Book review: Chase Your Dreams

The illustrated autobiographical work that caters to the inquisitive minds of the Master Blaster’s young fans in a manner that is both engaging and educative.

Chase Your Dreams By Sachin Tendulkar Hachette India ₹299

Chase Your Dreams

By Sachin Tendulkar

Hachette India

₹299

Autobiographies are meant to reveal the character of a person — the early struggles, the success of yore and a swansong — all combine to put a career in the context of the times it is lived. Sachin Tendulkar’s ‘Chase Your Dreams: Young Reader’s Edition’ is an autobiographical work that caters to the inquisitive minds of the Master Blaster’s young fans in a manner, that is both engaging and educative.

The 246-page long book is interspersed with trivia about this generation’s most complete batsman and coupled with “Sachin’s Super-Tip” — again peppered through the length of the text — where Tendulkar shares his tips for success, hits the right chord with its intended audience.

Perfect presentation

It’s easy to forget, among the slew of closely analysed stories on Tendulkar, that a young reader’s edition is as much about the presentation as it is about the person being presented through the story. And that is the strength of this book — the key moments from Tendulkar’s stellar career is portrayed in the comic strips with snappy headings like — ‘Adventure with my Bicycle’, ‘Battleground Centurion’ and ‘The Sandstorm Innings’ — which make it easily relatable to the reader.

The nuggets of insightful information — Tendulkar’s various injuries, his trysts with different oppositions and hunger for success — are a testament to the biggest cricket icon who has shouldered hopes of a nation for over two decades.

The family man

The chapters where he talks about his children, wife and parents; the ‘message from Sachin’ where he throws light on how he ‘landed into cricket from a tree' - He writes, “This came at the end of a long string of mischievous escapades in which I played a leading or supporting role...” - Instances like these humanise the batsman, who for the most part of his career, has been treated as the God of cricket.

There are also some interesting and more importantly, easily comprehensible, takes on batting. On focussing on one end at a time, for example. Tendulkar says, “As a batsman, if I’m not consciously worrying about my footwork or my backlift or my wristwork, then I know that I’m in the right space. There's no time to think about both ends at the same time.”

Master storyteller

For a cricketer, who has made a living out of destroying bowling attacks, to be able to break down the skills to a bare minimum for the young followers, was a must and the book ticks that box.

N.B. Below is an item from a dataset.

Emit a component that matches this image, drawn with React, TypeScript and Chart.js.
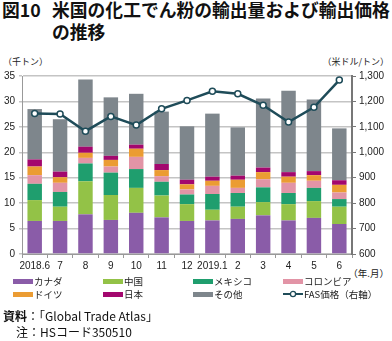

Playing It My Way — the original autobiography — was criticised for being too reticent in its content; however, it’s this quality moulded with a refreshing depiction of Tendulkar’s life that makes Chase Your Dreams an enjoyable read.
 

From the tome

We each contributed 10 rupees — which was a lot of money for me at that time — and I was excited about trying something new.

In the restaurant we ordered chicken and sweet corn soup as a starter. We were sitting at a long table and by the time the soup travelled to me at the far end, there was hardly any left. The older members of the group had finished off most of it, leaving very little for us younger ones.

The same thing happened with the fried rice and chowmein and I barely managed to get two spoonfuls of each. The older boys had a great evening at our expense, but I returned home hungry and thirsty.